I never saw something like that before :grin:

Ulka the sage asked about origin of the world, and of beings, and the answer given is mostly in accordance with EBT. With some new innovative following questions by the sage, and logically answered.

Then Ulka asked about fire at the end of kalpa, why it happened?
Buddha answered that it is because everything is impermanent. So far so good.

But then Buddha elaborate more, and the following segment is quite confusing, because it seems like The Buddhas are responsible for the fire that destroy the world at the end of kalpa. It looks like Buddha is taking the role of Shiva (or maybe that’s the goal?)

And then following segment is the place in between when previous world is destroyed and next world is not appear yet, the beings are in “a waiting room”, and it was discussed about what happen there.
In the Sutta, beings are reborn in Abhassara realm, so that was different.

Following segment is discussing the existence of “Subtle soul”, maybe it is another word for atman or Self, and the answer given is the standard anatta/ sunyata doctrine.

Considering the questions, I think this is teaching how Buddhists should answer those questions by the non buddhists. Though I would only select logical part !

Thanks for the analysis! I had a brief read of the text, and while I couldn’t say for sure, it seemed to me that there was a subtle difference from the EBTs in how the logic is employed.

In the EBTs, the teachings are empirical and inferential; they describe the world of experience. “See this? See how it’s impermanent? All things are impermanent like this. That’s why the Buddha teaches impermanence, so so that we can let go.”

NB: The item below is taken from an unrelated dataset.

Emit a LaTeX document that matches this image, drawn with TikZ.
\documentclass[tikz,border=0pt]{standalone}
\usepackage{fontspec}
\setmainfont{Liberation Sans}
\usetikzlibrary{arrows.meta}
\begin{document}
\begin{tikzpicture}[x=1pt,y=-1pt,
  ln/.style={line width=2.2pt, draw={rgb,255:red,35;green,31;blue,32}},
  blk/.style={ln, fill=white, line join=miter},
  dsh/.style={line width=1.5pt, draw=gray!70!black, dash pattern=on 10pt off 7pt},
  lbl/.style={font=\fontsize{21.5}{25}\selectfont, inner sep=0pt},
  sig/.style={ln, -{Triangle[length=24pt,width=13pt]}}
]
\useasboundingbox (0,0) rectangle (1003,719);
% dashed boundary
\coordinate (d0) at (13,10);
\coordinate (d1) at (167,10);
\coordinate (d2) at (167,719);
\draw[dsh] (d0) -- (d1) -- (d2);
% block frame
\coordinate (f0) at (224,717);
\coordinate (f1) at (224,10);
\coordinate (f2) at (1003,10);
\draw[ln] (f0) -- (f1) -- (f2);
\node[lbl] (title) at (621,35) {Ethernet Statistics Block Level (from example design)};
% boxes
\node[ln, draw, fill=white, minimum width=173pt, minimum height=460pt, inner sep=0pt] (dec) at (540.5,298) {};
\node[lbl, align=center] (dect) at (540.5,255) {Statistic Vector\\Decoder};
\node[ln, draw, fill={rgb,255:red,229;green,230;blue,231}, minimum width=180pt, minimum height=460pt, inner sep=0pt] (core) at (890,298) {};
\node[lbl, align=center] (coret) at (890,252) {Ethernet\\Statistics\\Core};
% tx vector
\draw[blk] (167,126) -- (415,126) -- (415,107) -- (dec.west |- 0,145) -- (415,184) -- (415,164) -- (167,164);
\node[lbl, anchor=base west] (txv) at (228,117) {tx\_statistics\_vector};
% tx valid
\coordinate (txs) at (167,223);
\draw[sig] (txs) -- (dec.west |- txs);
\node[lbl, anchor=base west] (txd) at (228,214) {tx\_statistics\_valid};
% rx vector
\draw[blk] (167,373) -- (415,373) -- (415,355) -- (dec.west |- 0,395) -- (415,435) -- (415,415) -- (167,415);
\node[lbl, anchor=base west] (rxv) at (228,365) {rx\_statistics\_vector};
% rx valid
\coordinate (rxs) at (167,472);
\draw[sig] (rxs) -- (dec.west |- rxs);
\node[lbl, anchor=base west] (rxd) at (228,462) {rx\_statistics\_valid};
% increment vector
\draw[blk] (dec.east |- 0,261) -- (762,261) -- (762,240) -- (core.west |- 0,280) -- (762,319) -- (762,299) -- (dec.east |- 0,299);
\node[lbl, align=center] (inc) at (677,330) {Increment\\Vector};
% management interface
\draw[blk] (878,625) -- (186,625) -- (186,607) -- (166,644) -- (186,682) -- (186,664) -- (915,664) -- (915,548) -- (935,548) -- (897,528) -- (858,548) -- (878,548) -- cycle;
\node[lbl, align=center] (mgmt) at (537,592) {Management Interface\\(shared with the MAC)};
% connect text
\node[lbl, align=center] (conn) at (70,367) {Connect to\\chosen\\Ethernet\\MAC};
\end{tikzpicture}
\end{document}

But in this text it seemed the other way around. “Why are these things impermanent? Because that is in conformity with the Buddha’s teachings.” In other words, the Buddha’s teachings determine reality, they don’t just describe it.

“Next, please explain why the world will be consumed by apocalyptic fire at the end of the eon.”

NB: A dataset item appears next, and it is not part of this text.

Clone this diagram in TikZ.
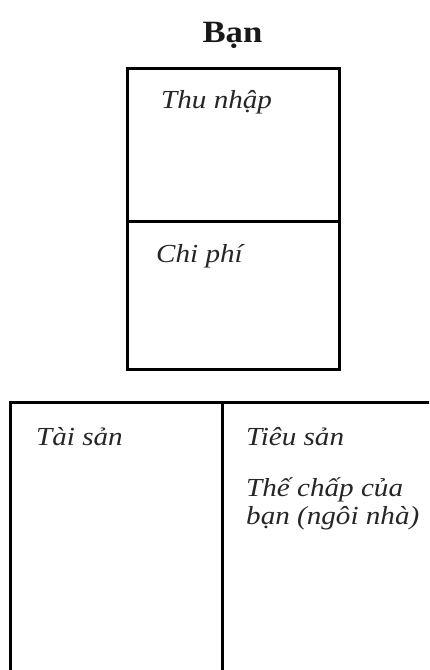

The Bhagavān replied, “Great Seer, the world will be consumed by apocalyptic fire because the expanse of reality is unconditioned. Great Seer, if it were not consumed by apocalyptic fire, then the expanse of reality would be dual: some things would be impermanent and others permanent. If that were so, the Tathāgata would not be telling the truth. Great Seer, since everything is impermanent and unstable and offers no respite, the Tathāgata attains the title Omniscient.”

The great seer said to a young brahmin, “He’s worthy of the title Omniscient.”

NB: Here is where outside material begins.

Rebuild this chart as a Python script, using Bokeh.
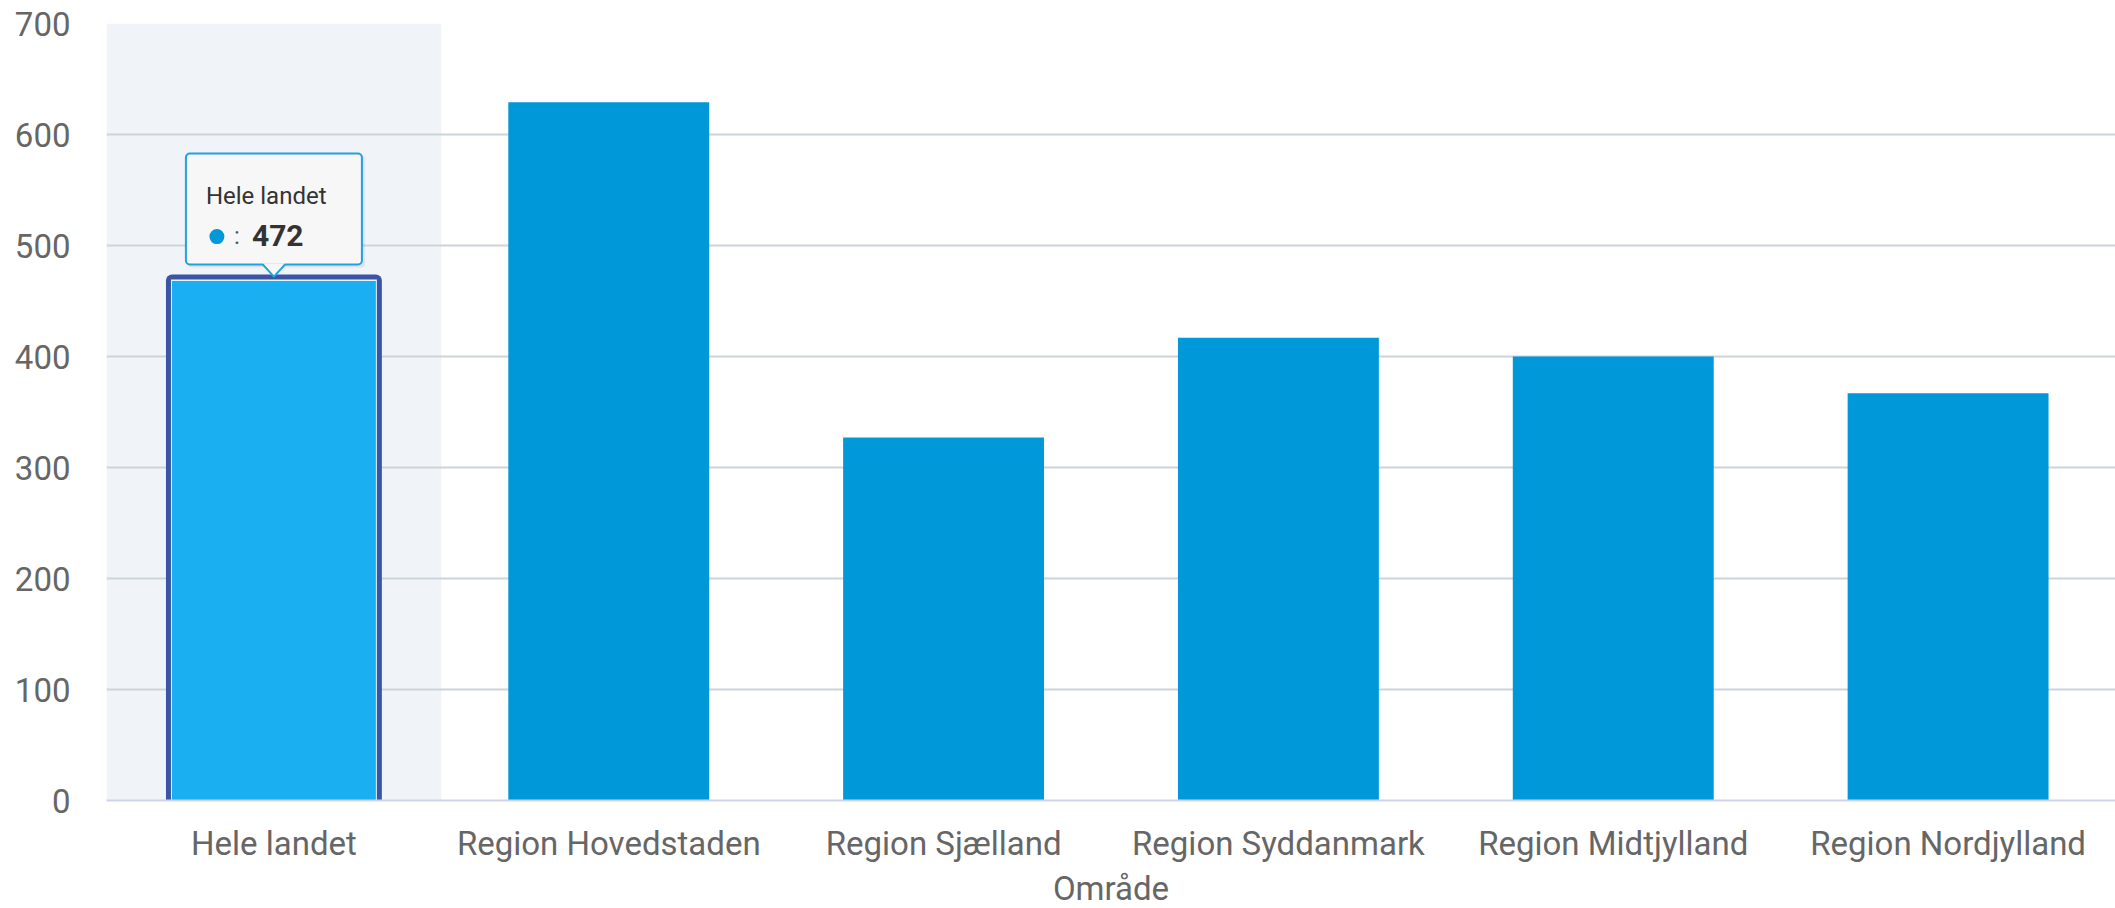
from bokeh.plotting import figure
from bokeh.models import FactorRange, Range1d, FixedTicker, Title
from bokeh.core.properties import value
from bokeh.embed import file_html
from bokeh.resources import INLINE

# ---- data ----
categories = ["Hele landet", "Region Hovedstaden", "Region Sjælland",
              "Region Syddanmark", "Region Midtjylland", "Region Nordjylland"]
values = [472, 629, 327, 417, 400, 367]
y_ticks = [0, 100, 200, 300, 400, 500, 600, 700]
x_axis_title = "Område"
highlight_index = 0
tooltip_title = categories[highlight_index]
tooltip_value = str(values[highlight_index])

# ---- layout ----
W, H = 2115, 908
LEFT, TOP, BOTTOM, RIGHT = 106, 23, 108, 0
FONT = "Roboto"
BAR_COLOR = "#0098d9"
HL_COLOR = "#1aaff0"
HL_BORDER = "#3b55a6"
BAND = "#f0f4f9"
LABEL_COLOR = "#666666"

p = figure(x_range=FactorRange(*categories, range_padding=0),
           y_range=Range1d(y_ticks[0], y_ticks[-1]),
           width=W, height=H, output_backend="svg", toolbar_location=None,
           min_border_left=LEFT, min_border_right=RIGHT,
           min_border_top=TOP, min_border_bottom=BOTTOM)
p.outline_line_color = None
p.background_fill_color = "white"
p.border_fill_color = "white"

frame_w = W - LEFT - RIGHT
frame_h = H - TOP - BOTTOM
cat_px = frame_w / len(categories)
unit_px = frame_h / (y_ticks[-1] - y_ticks[0])

def dx(px):
    return px / cat_px

def dy(px):
    return px / unit_px

# hover band behind the highlighted category
p.vbar(x=[categories[highlight_index]], top=[y_ticks[-1]], bottom=y_ticks[0], width=1.0,
       fill_color=BAND, line_color=None, level="image")

# grid
p.xgrid.grid_line_color = None
p.ygrid.ticker = FixedTicker(ticks=y_ticks)
p.ygrid.grid_line_color = "#cbd3db"
p.ygrid.grid_line_width = 2

# normal bars
others_x = [c for i, c in enumerate(categories) if i != highlight_index]
others_v = [v for i, v in enumerate(values) if i != highlight_index]
p.vbar(x=others_x, top=others_v, width=0.6, fill_color=BAR_COLOR, line_color=None)

# highlighted bar (hover state)
hc = categories[highlight_index]
hv = values[highlight_index]
p.vbar(x=[hc], top=[hv + dy(2)], width=0.6 + dx(15), fill_color=HL_BORDER,
       line_color=None, border_radius=(6, 6, 0, 0))
p.vbar(x=[hc], top=[hv - dy(3)], width=0.6 + dx(5), fill_color="#e6f6fd", line_color=None)
p.vbar(x=[hc], top=[hv - dy(4.5)], width=0.6 + dx(3), fill_color=HL_COLOR, line_color=None)

# axes
yax = p.yaxis[0]
yax.ticker = FixedTicker(ticks=y_ticks)
yax.axis_line_color = None
yax.major_tick_line_color = None
yax.minor_tick_line_color = None
yax.major_tick_out = 0
yax.major_tick_in = 0
yax.major_label_standoff = 36
yax.major_label_text_font = FONT
yax.major_label_text_font_size = "33px"
yax.major_label_text_color = LABEL_COLOR

xax = p.xaxis[0]
xax.axis_line_color = "#ccd6eb"
xax.axis_line_width = 2
xax.major_tick_line_color = None
xax.major_tick_out = 0
xax.major_tick_in = 0
xax.major_label_standoff = 23
xax.major_label_text_font = FONT
xax.major_label_text_font_size = "33px"
xax.major_label_text_color = LABEL_COLOR

# axis title placed under the tick labels
p.add_layout(Title(text=x_axis_title, align="center", offset=18, standoff=2,
                   text_font=FONT, text_font_size="33px", text_font_style="normal",
                   text_color=LABEL_COLOR), "below")

# tooltip
hx = highlight_index + 0.5
box_bottom = hv + dy(12)
box_top = box_bottom + dy(111)
half_w = dx(88)
# shadow
p.quad(left=[hx - half_w + dx(2)], right=[hx + half_w + dx(3)],
       bottom=[box_bottom - dy(3)], top=[box_top - dy(2)],
       fill_color="black", fill_alpha=0.07, line_color=None, border_radius=4)
p.quad(left=[hx - half_w], right=[hx + half_w], bottom=[box_bottom], top=[box_top],
       fill_color="#f7f7f7", line_color="#1fa2dd", line_width=2, border_radius=4)
tip_y = hv + dy(0)
p.patch(x=[hx - dx(11), hx + dx(11), hx], y=[box_bottom + dy(1.3), box_bottom + dy(1.3), tip_y],
        fill_color="#f7f7f7", line_color=None)
p.line(x=[hx - dx(11), hx, hx + dx(11)], y=[box_bottom, tip_y, box_bottom],
       line_color="#1fa2dd", line_width=2)

p.text(x=[hx - dx(68)], y=[box_bottom + dy(69)], text=[tooltip_title],
       text_font=value(FONT), text_font_size="24px", text_color="#333333",
       text_baseline="alphabetic", text_align="left")
p.scatter(x=[hx - dx(57)], y=[box_bottom + dy(28)], size=15, marker="circle",
          fill_color=BAR_COLOR, line_color=None)
p.text(x=[hx - dx(40)], y=[box_bottom + dy(29)], text=[":"],
       text_font=value(FONT), text_font_size="24px", text_color="#555555",
       text_baseline="alphabetic", text_align="left")
p.text(x=[hx - dx(22)], y=[box_bottom + dy(29)], text=[tooltip_value],
       text_font=value(FONT), text_font_size="30px", text_font_style="bold",
       text_color="#333333", text_baseline="alphabetic", text_align="left")

open("out.html", "w").write(file_html(p, INLINE))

The Bhagavān said, “Great Seer, if the world were not consumed by apocalyptic fire, saying ‘This is a fortunate period’ versus ‘This is an unfortunate period’ would be a meaningless distinction. Also, Great Seer, if it were not consumed by apocalyptic fire, the karmic ripening of good and evil deeds would be indistinguishable. [F.36.b] Great Seer, moreover, the destruction of the world by apocalyptic fire is a skillful means of the tathāgatas. Great Seer, after learning about this destruction by apocalyptic fire, sentient beings gain faith and are attracted to the tathāgatas via their methods of gathering disciples.

Do you think that’s fair? Or am I misreading it?


I think the analysis is quite correct.

I wonder if this is because it tries to take too much burden of proof.
Also, maybe it is trying too hard in convincing non buddhist about the correctness of Buddha’s teaching.

Also, it seems to suggest that things could be permanent but Buddhas through their powers choose to make things impermanent in order to teach beings. At least, that is how I interpret the phrase " moreover, the destruction of the world by apocalyptic fire is a skillful means of the tathāgatas".

Now that I think about it, it is really subtle difference.

  1. The reality is as Buddha had said, therefore Buddha is correct.

  2. Buddha said correctly, and so the reality is just as he said.

  3. If the reality is not like that, Buddha would speak incorrectly; but because Buddha always speak the truth, therefore reality is like that.

I remember a similar scene in Divyavadana. A man ask about Buddha prophecy and accuse him of lying.
Buddha showed his long tongue, proof that he always speak correctly. Therefore, his prophecy and his teaching of karma is correct.